We have identified three headline focuses which might be of particular relevance to any private fund manager raising capital from US investors or making US investments.

Financial stability

The key focus following Covid-19 will be financial stability. Financial services are expected to be seen as a tool to assist with this. Any proposed regulatory changes will have this as a key objective and will likely hinder any drastic financial sector changes in the initial years of a Biden administration.

Enforcement and inspections 

The Trump administration had a low number of enforcement and inspection cases. This was a stark contrast from Mary Jo White under Obama’s administration who pursued the “broken window” strategy on enforcement – pursuing even minor cases to send a message of non-tolerance. We expect a return of a similar approach under a Biden administration.

The Covid-19 pandemic will also likely prompt SEC investigative and enforcement actions within the life sciences and pharmaceutical industries as more money is invested in these areas. Private fund managers operating in this area will likely notice this (e.g. requiring more disclosures and public reporting). 

ESG matters

As part of Biden’s focus on reducing climate change, we expect the SEC to focus on ESG matters and bring about legislative changes on ESG disclosures. This is supported by recommendations made by the SEC’s Investor Advisory Committee in May 2020.

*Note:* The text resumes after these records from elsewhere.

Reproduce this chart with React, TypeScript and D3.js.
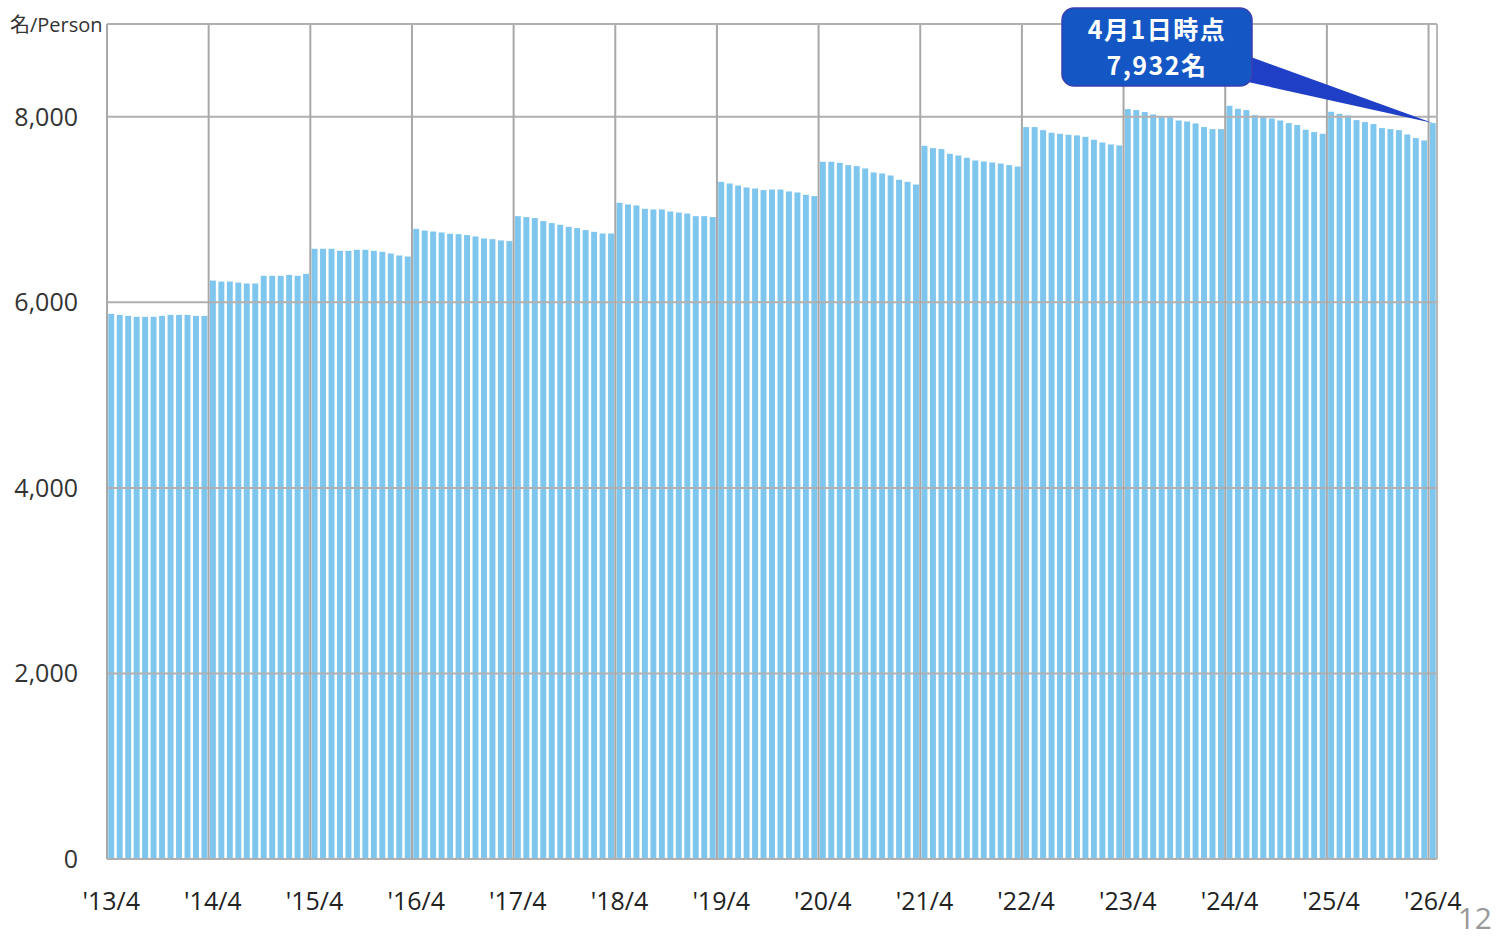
import * as d3 from "d3"
import React from "react"

// monthly headcount, April through March of each fiscal year
const fy2013 = [5876, 5865, 5854, 5844, 5844, 5844, 5854, 5865, 5865, 5865, 5854, 5854]
const fy2014 = [6235, 6224, 6224, 6213, 6203, 6203, 6286, 6286, 6286, 6296, 6286, 6307]
const fy2015 = [6577, 6577, 6577, 6555, 6555, 6566, 6566, 6555, 6544, 6526, 6505, 6494]
const fy2016 = [6792, 6774, 6763, 6753, 6739, 6735, 6725, 6710, 6688, 6681, 6667, 6660]
const fy2017 = [6929, 6919, 6908, 6876, 6854, 6836, 6814, 6800, 6779, 6760, 6742, 6742]
const fy2018 = [7073, 7055, 7044, 7008, 7001, 7001, 6979, 6968, 6957, 6929, 6929, 6919]
const fy2019 = [7299, 7281, 7259, 7238, 7227, 7210, 7216, 7216, 7195, 7184, 7159, 7145]
const fy2020 = [7515, 7515, 7504, 7479, 7468, 7443, 7400, 7389, 7367, 7321, 7299, 7270]
const fy2021 = [7687, 7662, 7652, 7601, 7583, 7558, 7529, 7518, 7507, 7496, 7479, 7464]
const fy2022 = [7889, 7889, 7856, 7828, 7817, 7806, 7799, 7784, 7752, 7723, 7702, 7691]
const fy2023 = [8083, 8072, 8051, 8025, 8000, 8000, 7960, 7949, 7928, 7889, 7867, 7867]
const fy2024 = [8119, 8086, 8072, 8018, 7997, 7982, 7960, 7932, 7911, 7860, 7835, 7817]
const fy2025 = [8054, 8032, 8014, 7964, 7943, 7921, 7878, 7867, 7856, 7809, 7770, 7745]
const fy2026 = [7932]

const yearLabels = ["'13/4", "'14/4", "'15/4", "'16/4", "'17/4", "'18/4", "'19/4", "'20/4", "'21/4", "'22/4", "'23/4", "'24/4", "'25/4", "'26/4"]
const yTicks = [0, 2000, 4000, 6000, 8000]
const calloutLines = ["4月1日時点", "7,932名"]

const values = [].concat(fy2013, fy2014, fy2015, fy2016, fy2017, fy2018, fy2019, fy2020, fy2021, fy2022, fy2023, fy2024, fy2025, fy2026) as number[]

export default function App() {
  const W = 1500, H = 937
  const left = 107, right = 1437, top = 24, bottom = 859
  const font = "'Open Sans', 'Noto Sans CJK JP', sans-serif"

  const x = d3.scaleBand<number>().domain(d3.range(values.length)).range([left, right]).paddingInner(0.3).paddingOuter(0.15)
  const y = d3.scaleLinear().domain([0, 9000]).range([bottom, top])
  const step = x.step()
  const bandStart = (i: number) => x(i)! - step * 0.15
  const fmt = d3.format(",")

  const last = values.length - 1
  const tipX = x(last)! + x.bandwidth() / 2
  const tipY = y(values[last])

  const box = { x: 1062, y: 8, w: 190, h: 78 }

  return (
    <svg width={W} height={H} style={{ position: "absolute", left: 0, top: 0, background: "#fff" }}>
      {/* bars */}
      {values.map((v, i) => (
        <rect key={i} x={x(i)} y={y(v)} width={x.bandwidth()} height={bottom - y(v)} fill="#7fc6ee" />
      ))}
      {/* horizontal grid */}
      {yTicks.map(t => (
        <g key={t}>
          <line x1={left} x2={right} y1={y(t)} y2={y(t)} stroke="#b0b0b0" strokeWidth={2} />
          <text x={78} y={y(t) + 9} textAnchor="end" fontSize={25} fill="#333" fontFamily={font}>{fmt(t)}</text>
        </g>
      ))}
      {/* vertical year grid */}
      {yearLabels.map((lab, k) => {
        const i = k * 12
        const gx = bandStart(i)
        return (
          <g key={lab}>
            <line x1={gx} x2={gx} y1={top} y2={bottom} stroke="#a8a8a8" strokeWidth={2} />
            <text x={x(i)! + x.bandwidth() / 2} y={910} textAnchor="middle" fontSize={25} fill="#222" fontFamily={font}>{lab}</text>
          </g>
        )
      })}
      <line x1={left} x2={right} y1={top} y2={top} stroke="#b0b0b0" strokeWidth={2} />
      <line x1={right} x2={right} y1={top} y2={bottom} stroke="#b8b8b8" strokeWidth={2} />
      <text x={10} y={32} fontSize={20} fill="#333" fontFamily={font}>名/Person</text>
      {/* callout */}
      <path d={`M${box.x + box.w - 4},${box.y + 48} L${tipX},${tipY} L${box.x + box.w - 4},${box.y + 74} Z`} fill="#1f3fc6" />
      <rect x={box.x} y={box.y} width={box.w} height={box.h} rx={12} fill="#1457c4" stroke="#3b3fb0" strokeWidth={1.5} />
      {calloutLines.map((t, i) => (
        <text key={t} x={box.x + box.w / 2} y={box.y + 31 + i * 36} textAnchor="middle" fontSize={25} fontWeight="bold" fill="#fff" fontFamily="'Noto Sans CJK JP', sans-serif" letterSpacing={1.5}>{t}</text>
      ))}
      <text x={1492} y={929} textAnchor="end" fontSize={30} fill="#999" fontFamily={font}>12</text>
    </svg>
  )
}
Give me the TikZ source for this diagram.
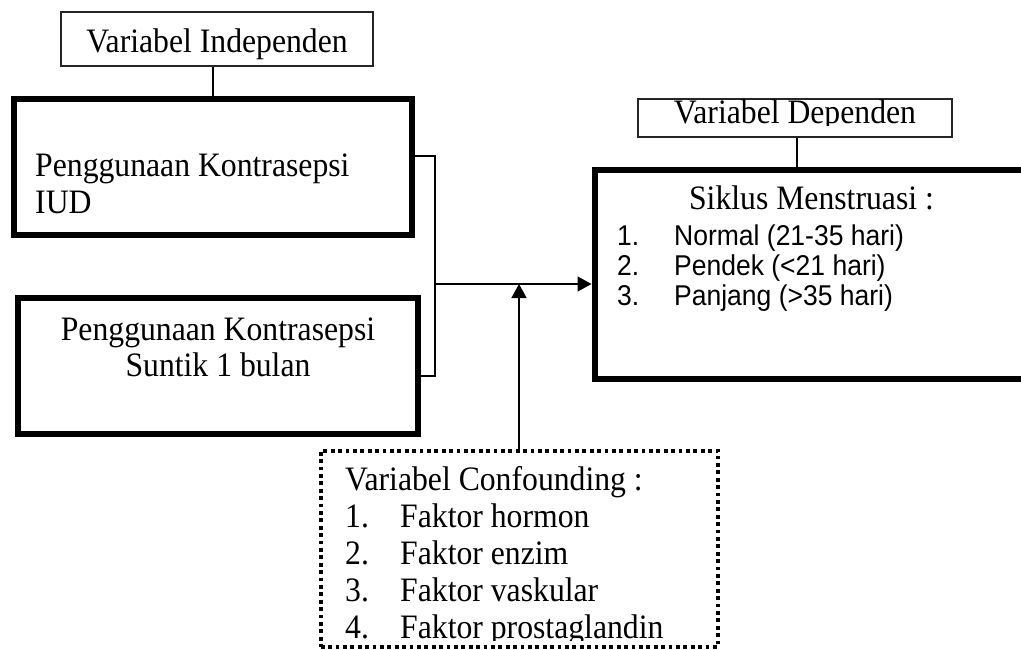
\documentclass[tikz,border=0pt]{standalone}
\usepackage{graphicx}
\usepackage{fontspec}
\setmainfont{Liberation Serif}
\newfontfamily\arialf{Liberation Sans}
\usetikzlibrary{arrows.meta}
\newcommand\vst[1]{\scalebox{1}[1.08]{#1}}
\tikzset{
  thickbox/.style={draw=black, line width=6pt, rectangle, inner sep=0pt},
  headbox/.style={draw=black!85, line width=1.2pt, rectangle, inner sep=0pt},
  dotbox/.style={draw=black, line width=3.8pt, dash pattern=on 3.8pt off 3.6pt, rectangle, inner sep=0pt},
  conn/.style={draw=black, line width=1.6pt},
  arr/.style={conn, -{Triangle[length=14pt,width=15pt]}},
  serif/.style={inner sep=0pt, font=\fontsize{31.7}{37}\selectfont},
  sans/.style={inner sep=0pt, font=\arialf\fontsize{26.5}{30}\selectfont},
}
\begin{document}
\begin{tikzpicture}[x=1pt,y=-1pt]
\clip (0,0) rectangle (1021,650);
\fill[white] (0,0) rectangle (1021,650);

% header boxes
\node[headbox, minimum width=312pt, minimum height=54pt] (indep) at (217,39) {};
\node[serif, anchor=base] (indeptxt) at (217,53) {\vst{Variabel Independen}};

\node[headbox, minimum width=314pt, minimum height=38pt] (dep) at (795,118) {};
\begin{scope}
\clip (600,90) rectangle (1000,126);
\node[serif, anchor=base] (deptxt) at (795,124) {\vst{Variabel Dependen}};
\end{scope}

% main boxes
\node[thickbox, minimum width=397.5pt, minimum height=135.5pt] (iud) at (212.75,167.25) {};
\node[serif, anchor=base west] (iud1) at (35,177) {\vst{Penggunaan Kontrasepsi}};
\node[serif, anchor=base west] (iud2) at (35,214) {\vst{IUD}};

\node[thickbox, minimum width=400pt, minimum height=135.5pt] (sun) at (218,365.75) {};
\node[serif, anchor=base] (sun1) at (218,340) {\vst{Penggunaan Kontrasepsi}};
\node[serif, anchor=base] (sun2) at (218,376) {\vst{Suntik 1 bulan}};

\node[thickbox, minimum width=435.5pt, minimum height=208.5pt] (sik) at (812.25,274.25) {};
\node[serif, anchor=base] (siktitle) at (811.5,210) {\vst{Siklus Menstruasi :}};
\node[sans, anchor=base west] (sn1) at (617,245) {\vst{1.}};
\node[sans, anchor=base west] (st1) at (674,245) {\vst{Normal (21-35 hari)}};
\node[sans, anchor=base west] (sn2) at (617,275) {\vst{2.}};
\node[sans, anchor=base west] (st2) at (674,275) {\vst{Pendek (<21 hari)}};
\node[sans, anchor=base west] (sn3) at (617,305) {\vst{3.}};
\node[sans, anchor=base west] (st3) at (674,305) {\vst{Panjang (>35 hari)}};

% confounding box
\node[dotbox, minimum width=397.3pt, minimum height=196pt] (conf) at (519.35,548.7) {};
\node[serif, anchor=base west] (conftitle) at (345,490) {\vst{Variabel Confounding :}};
\node[serif, anchor=base west] (cn1) at (345,527) {\vst{1.}};
\node[serif, anchor=base west] (ct1) at (400,527) {\vst{Faktor hormon}};
\node[serif, anchor=base west] (cn2) at (345,564) {\vst{2.}};
\node[serif, anchor=base west] (ct2) at (400,564) {\vst{Faktor enzim}};
\node[serif, anchor=base west] (cn3) at (345,601) {\vst{3.}};
\node[serif, anchor=base west] (ct3) at (400,601) {\vst{Faktor vaskular}};
\begin{scope}
\clip (330,610) rectangle (710,640);
\node[serif, anchor=base west] (cn4) at (345,638) {\vst{4.}};
\node[serif, anchor=base west] (ct4) at (400,638) {\vst{Faktor prostaglandin}};
\end{scope}

% connectors
\draw[conn] (iud.north) -- (iud.north |- indep.south);
\draw[conn] (sik.north -| 797,0) -- (dep.south -| 797,0);

\coordinate (bt) at (435,156);
\coordinate (bb) at (435,376);
\coordinate (bm) at (435,284);
\coordinate (up) at (519,284);
\draw[conn] (bt -| iud.east) -- (bt) -- (bb) -- (bb -| sun.east);
\draw[arr] (bm) -- (bm -| sik.west);
\draw[arr] (conf.north -| up) -- (up);
\end{tikzpicture}
\end{document}
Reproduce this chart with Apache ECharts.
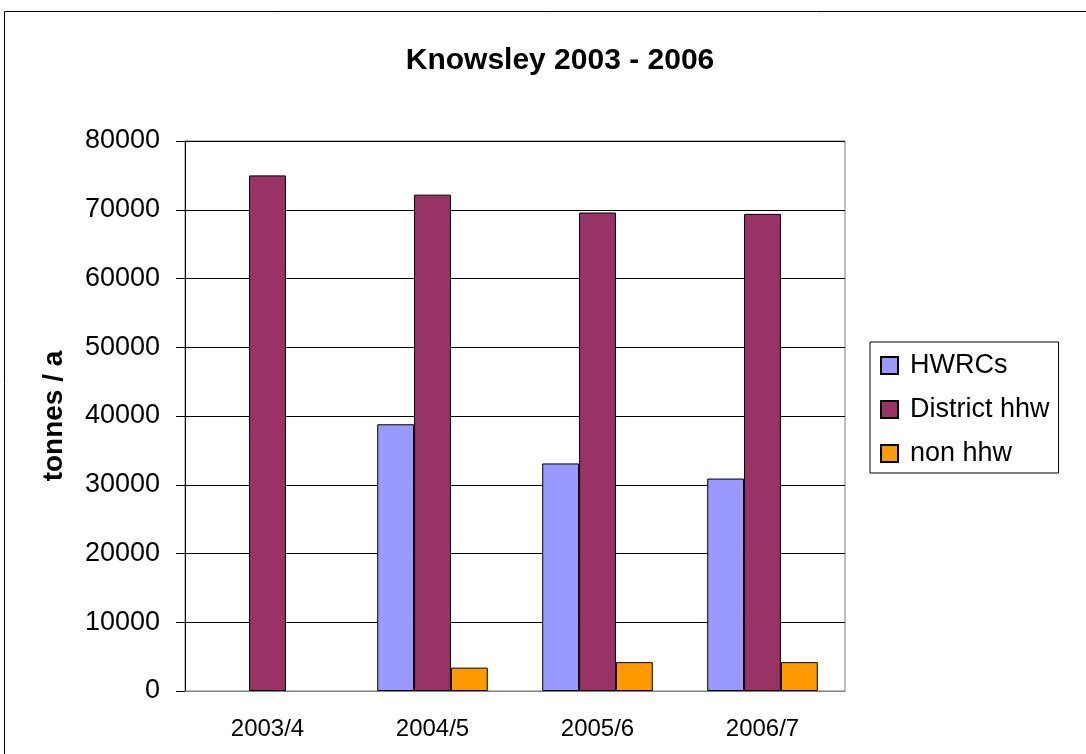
<!DOCTYPE html>
<html lang="en">
<head>
    <meta charset="UTF-8">
    <title>Knowsley 2003 - 2006</title>
    <script src="https://cdn.jsdelivr.net/npm/echarts@6/dist/echarts.min.js"></script>
    <style>
        html, body { margin: 0; padding: 0; background: #fff; }
    </style>
</head>
<body>
<div id="main" style="width: 1086px;height:754px;"></div>
<script>

    // 数据
    var years = ['2003/4', '2004/5', '2005/6', '2006/7'];
    var hwrcs = [null, 38800, 33100, 30900];
    var districtHhw = [75000, 72200, 69600, 69400];
    var nonHhw = [null, 3400, 4200, 4200];

    var myChart = echarts.init(document.getElementById('main'));
    var font = 'Liberation Sans, Arial, sans-serif';

    myChart.setOption({
        animation: false,
        backgroundColor: '#fff',
        title: {
            text: 'Knowsley 2003 - 2006',
            left: 555,
            textAlign: 'center',
            top: 41,
            textStyle: { fontSize: 30, fontWeight: 'bold', color: '#000', fontFamily: font }
        },
        graphic: [{
            type: 'rect',
            shape: { x: 4.5, y: 11.5, width: 1200, height: 800 },
            style: { fill: 'none', stroke: '#000', lineWidth: 1 }
        }],
        legend: {
            orient: 'vertical',
            left: 870,
            top: 342,
            padding: [10, 9, 6, 10],
            itemGap: 17,
            itemWidth: 17,
            itemHeight: 17,
            icon: 'rect',
            borderColor: '#000',
            borderWidth: 1,
            textStyle: { fontSize: 27, color: '#000', fontFamily: font, padding: [0, 0, 0, 7] },
            data: ['HWRCs', 'District hhw', 'non hhw']
        },
        grid: {
            left: 185, right: 241, top: 141, bottom: 63,
            show: true, borderColor: '#808080', borderWidth: 1
        },
        xAxis: {
            type: 'category',
            data: years,
            axisLine: { lineStyle: { color: '#808080' } },
            axisTick: { show: false },
            axisLabel: { fontSize: 24, color: '#000', margin: 26, fontFamily: font }
        },
        yAxis: {
            type: 'value',
            min: 0, max: 80000, interval: 10000,
            name: 'tonnes / a',
            nameLocation: 'middle',
            nameGap: 117,
            nameTextStyle: { fontSize: 28, fontWeight: 'bold', color: '#000', fontFamily: font },
            axisLine: { show: true, lineStyle: { color: '#000' } },
            axisTick: { show: true, length: 9, lineStyle: { color: '#000' } },
            axisLabel: {
                fontSize: 27, color: '#000', margin: 25, fontFamily: font,
                formatter: function (v) { return String(v); }
            },
            splitLine: { lineStyle: { color: '#000', width: 1 } }
        },
        series: [{
            name: 'HWRCs',
            type: 'bar',
            data: hwrcs,
            barGap: '0%',
            barCategoryGap: '33%',
            itemStyle: { color: '#9999FF', borderColor: '#000', borderWidth: 1 }
        }, {
            name: 'District hhw',
            type: 'bar',
            data: districtHhw,
            itemStyle: { color: '#993366', borderColor: '#000', borderWidth: 1 }
        }, {
            name: 'non hhw',
            type: 'bar',
            data: nonHhw,
            itemStyle: { color: '#FF9900', borderColor: '#000', borderWidth: 1 }
        }]
    });

</script>
</body>
</html>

We do not anticipate any disclosure legislation going as far as the new European Sustainable Finance Disclosure Regulation. For example, it may not extend to fund managers marketing into the US (as the SFDR does for fund managers marketing into the EU). As a result potential conflicts between the two regimes may emerge.

Commentary

A change of SEC leadership will result in a change in regulatory focus, in particular, on enforcement and ESG matters. However, the current economic environment and need to ensure financial services assist in the economic recovery post-Covid-19, will mean any drastic changes are likely to be put on hold until later in the Biden administration.